Goldman Sachs delivers a knock-out first quarter and flags big bonuses for staff. Days later, UBS announces 8,700 job cuts and a SFr2bn quarterly loss. Neither bank is truly representative of the banking sector, but UBS is probably the better leading indicator.

The latest losses from the Swiss investment bank and wealth manager come after selling $39.1bn of illiquid assets to Switzerland’s central bank. That disposal left UBS with $22bn of dodgy monoline, leveraged finance and auction-rate securities.

Writedowns on this sludge probably account for most of the SFr3.6bn of new credit losses, alongside a SFr300m hit from the last tranche of assets sold to the central bank.
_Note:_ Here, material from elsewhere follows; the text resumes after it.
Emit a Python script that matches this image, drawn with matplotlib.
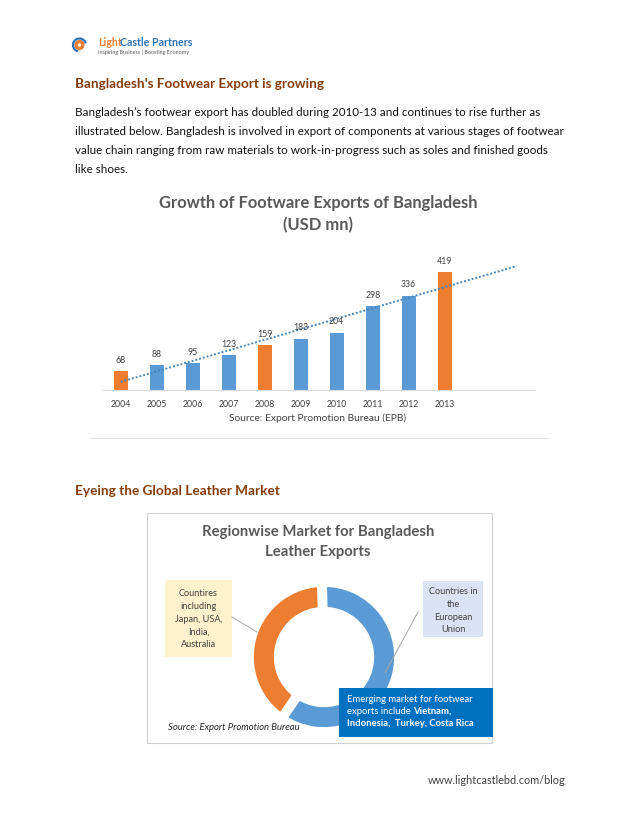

The total Tier 1 capital ratio dropped by more than one percentage point, to about 10%.

UBS may have a higher concentration of risky assets than the rest of the sector. And new chief executive Oswald Grübel might be demanding particularly conservative valuations. Still, the read-across for the industry can only be bad.

Of course, UBS has one problem that most of its peers don’t. Its wealth management franchise continues to deteriorate. Almost 3% of the division’s assets walked out the door during the quarter. The recent settlement with US tax authorities, which tore a hole in the principle of banking secrecy, is likely to drive more clients away.

Both the generic and the specific bad news play to Grübel's approach since he joined UBS in February. Management can’t do anything about markets or much about revenues, but it can cut costs. A fresh 11% cut takes the workforce to 67,500 - slap bang where UBS’s headcount ended 2004. The reduction goes with simplification and a return to a business that will more closely resemble the UBS of five years ago.

Not all banks will simply shrink to their size before the credit boom. Relative winners like Goldman will take market share, while others will wither away. But most big investment banking operations look more like UBS than Goldman.

Banking executives have been talking up the first quarter. But for now, Grübel’s downbeat outlook and defensive actions look painfully credible.